→ **What is required**: Lines that hold the string "this" are to be counted; give only their number.
:: Supplied entries ::
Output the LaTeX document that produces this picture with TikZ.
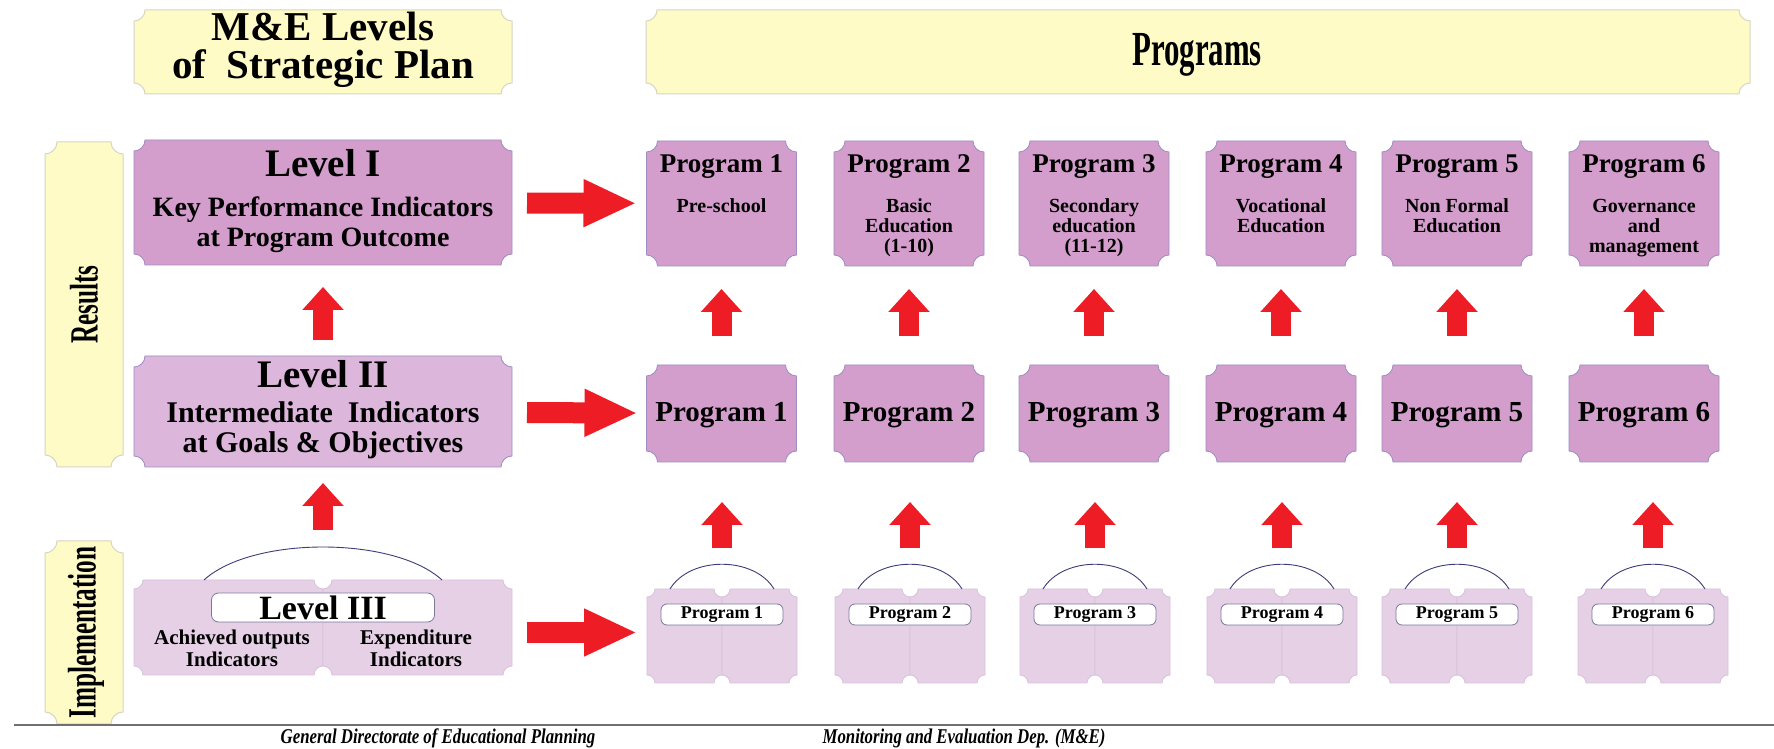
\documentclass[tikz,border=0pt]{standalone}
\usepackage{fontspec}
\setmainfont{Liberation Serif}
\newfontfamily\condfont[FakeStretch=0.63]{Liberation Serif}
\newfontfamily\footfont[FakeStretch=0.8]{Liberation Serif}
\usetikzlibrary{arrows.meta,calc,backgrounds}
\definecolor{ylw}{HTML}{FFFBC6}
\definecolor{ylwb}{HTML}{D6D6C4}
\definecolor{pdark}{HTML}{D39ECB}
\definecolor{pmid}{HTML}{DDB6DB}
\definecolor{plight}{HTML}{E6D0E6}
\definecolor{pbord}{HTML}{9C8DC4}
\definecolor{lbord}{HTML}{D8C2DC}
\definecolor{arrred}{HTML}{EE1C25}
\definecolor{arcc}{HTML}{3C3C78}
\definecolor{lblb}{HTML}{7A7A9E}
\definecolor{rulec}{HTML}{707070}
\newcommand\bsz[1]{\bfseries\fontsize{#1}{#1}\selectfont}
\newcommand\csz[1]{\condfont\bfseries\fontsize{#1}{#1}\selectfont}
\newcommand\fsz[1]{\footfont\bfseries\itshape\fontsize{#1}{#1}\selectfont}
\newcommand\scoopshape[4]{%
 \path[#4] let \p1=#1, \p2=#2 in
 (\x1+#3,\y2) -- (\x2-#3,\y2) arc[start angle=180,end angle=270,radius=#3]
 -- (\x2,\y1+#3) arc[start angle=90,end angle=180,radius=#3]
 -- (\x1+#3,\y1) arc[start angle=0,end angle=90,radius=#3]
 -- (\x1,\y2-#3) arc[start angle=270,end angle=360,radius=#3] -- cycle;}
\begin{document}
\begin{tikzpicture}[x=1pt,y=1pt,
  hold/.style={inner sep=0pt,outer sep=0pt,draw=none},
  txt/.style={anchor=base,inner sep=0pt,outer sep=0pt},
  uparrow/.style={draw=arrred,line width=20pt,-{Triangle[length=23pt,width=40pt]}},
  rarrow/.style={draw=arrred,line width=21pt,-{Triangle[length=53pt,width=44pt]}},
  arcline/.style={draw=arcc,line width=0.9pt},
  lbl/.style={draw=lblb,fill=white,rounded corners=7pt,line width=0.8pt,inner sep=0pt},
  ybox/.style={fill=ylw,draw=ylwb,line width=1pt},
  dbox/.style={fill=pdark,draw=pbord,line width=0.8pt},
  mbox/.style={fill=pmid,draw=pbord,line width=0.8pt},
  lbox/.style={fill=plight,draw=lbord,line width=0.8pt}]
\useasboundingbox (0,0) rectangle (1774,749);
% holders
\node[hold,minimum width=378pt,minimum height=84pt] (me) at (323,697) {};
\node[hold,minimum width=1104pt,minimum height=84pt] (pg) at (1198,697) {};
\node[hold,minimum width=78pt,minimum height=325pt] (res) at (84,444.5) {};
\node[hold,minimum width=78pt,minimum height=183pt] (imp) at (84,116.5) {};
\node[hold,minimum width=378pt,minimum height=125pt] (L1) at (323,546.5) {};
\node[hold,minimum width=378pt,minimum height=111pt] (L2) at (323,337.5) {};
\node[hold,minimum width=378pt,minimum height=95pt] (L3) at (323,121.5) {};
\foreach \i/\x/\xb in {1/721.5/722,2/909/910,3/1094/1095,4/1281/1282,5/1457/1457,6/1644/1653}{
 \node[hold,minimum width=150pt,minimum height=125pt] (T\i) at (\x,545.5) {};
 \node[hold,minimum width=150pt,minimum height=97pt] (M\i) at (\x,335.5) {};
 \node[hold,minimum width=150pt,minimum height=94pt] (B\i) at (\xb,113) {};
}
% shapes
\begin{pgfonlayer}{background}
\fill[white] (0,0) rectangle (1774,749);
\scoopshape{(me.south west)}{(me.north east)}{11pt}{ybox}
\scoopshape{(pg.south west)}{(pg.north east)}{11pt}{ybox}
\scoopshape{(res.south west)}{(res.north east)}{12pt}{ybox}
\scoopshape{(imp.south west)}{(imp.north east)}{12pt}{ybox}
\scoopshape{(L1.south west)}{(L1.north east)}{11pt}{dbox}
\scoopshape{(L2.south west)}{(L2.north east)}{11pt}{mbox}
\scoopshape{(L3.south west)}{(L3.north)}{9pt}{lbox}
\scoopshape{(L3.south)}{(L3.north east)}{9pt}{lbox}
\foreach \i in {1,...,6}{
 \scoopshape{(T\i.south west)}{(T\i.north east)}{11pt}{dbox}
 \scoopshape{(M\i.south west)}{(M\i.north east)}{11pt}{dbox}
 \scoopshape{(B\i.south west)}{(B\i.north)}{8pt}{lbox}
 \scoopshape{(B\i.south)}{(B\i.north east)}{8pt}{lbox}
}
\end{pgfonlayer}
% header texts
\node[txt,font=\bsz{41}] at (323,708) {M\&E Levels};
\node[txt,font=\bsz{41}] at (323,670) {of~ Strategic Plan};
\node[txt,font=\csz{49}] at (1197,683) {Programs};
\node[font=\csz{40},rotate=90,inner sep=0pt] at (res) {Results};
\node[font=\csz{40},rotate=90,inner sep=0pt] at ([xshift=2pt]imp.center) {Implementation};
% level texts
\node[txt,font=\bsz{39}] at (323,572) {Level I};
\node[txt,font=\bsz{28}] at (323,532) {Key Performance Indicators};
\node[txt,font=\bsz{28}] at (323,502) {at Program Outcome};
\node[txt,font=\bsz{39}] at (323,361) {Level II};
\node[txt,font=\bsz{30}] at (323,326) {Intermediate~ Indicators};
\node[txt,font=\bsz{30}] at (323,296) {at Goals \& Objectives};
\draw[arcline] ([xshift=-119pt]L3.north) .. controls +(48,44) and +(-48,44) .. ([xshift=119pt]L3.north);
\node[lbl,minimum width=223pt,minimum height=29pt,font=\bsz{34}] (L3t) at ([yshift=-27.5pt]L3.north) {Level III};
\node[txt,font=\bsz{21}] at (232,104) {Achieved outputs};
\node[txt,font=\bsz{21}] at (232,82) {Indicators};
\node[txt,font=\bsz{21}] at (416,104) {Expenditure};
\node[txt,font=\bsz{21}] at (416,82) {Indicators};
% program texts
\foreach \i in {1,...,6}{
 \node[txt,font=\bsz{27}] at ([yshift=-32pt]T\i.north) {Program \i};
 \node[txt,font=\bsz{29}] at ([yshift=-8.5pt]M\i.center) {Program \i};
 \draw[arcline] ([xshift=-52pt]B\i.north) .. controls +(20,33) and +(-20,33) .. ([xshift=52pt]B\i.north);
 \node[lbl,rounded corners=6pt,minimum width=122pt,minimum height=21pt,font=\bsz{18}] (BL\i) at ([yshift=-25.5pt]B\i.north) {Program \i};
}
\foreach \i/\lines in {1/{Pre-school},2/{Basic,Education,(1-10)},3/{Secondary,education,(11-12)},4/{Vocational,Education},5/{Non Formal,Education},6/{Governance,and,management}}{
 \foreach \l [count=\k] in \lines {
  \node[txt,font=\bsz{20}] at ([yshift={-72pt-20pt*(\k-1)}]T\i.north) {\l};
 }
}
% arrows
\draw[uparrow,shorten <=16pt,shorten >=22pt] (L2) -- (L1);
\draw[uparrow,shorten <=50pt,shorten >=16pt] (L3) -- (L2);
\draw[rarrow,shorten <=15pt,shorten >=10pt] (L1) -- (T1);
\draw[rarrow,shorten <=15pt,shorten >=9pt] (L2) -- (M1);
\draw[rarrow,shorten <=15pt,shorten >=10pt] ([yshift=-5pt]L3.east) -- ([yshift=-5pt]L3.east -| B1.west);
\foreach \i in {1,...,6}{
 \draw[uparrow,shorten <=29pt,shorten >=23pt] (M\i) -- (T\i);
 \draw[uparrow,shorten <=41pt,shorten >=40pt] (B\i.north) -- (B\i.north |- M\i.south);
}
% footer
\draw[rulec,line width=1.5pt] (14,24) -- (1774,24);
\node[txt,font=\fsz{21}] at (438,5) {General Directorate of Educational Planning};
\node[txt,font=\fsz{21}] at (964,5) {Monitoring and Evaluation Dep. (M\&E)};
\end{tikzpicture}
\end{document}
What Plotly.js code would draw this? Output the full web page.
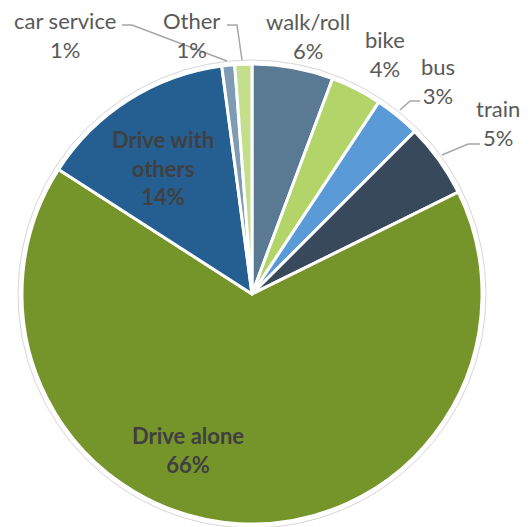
:::
→ **Output**: 2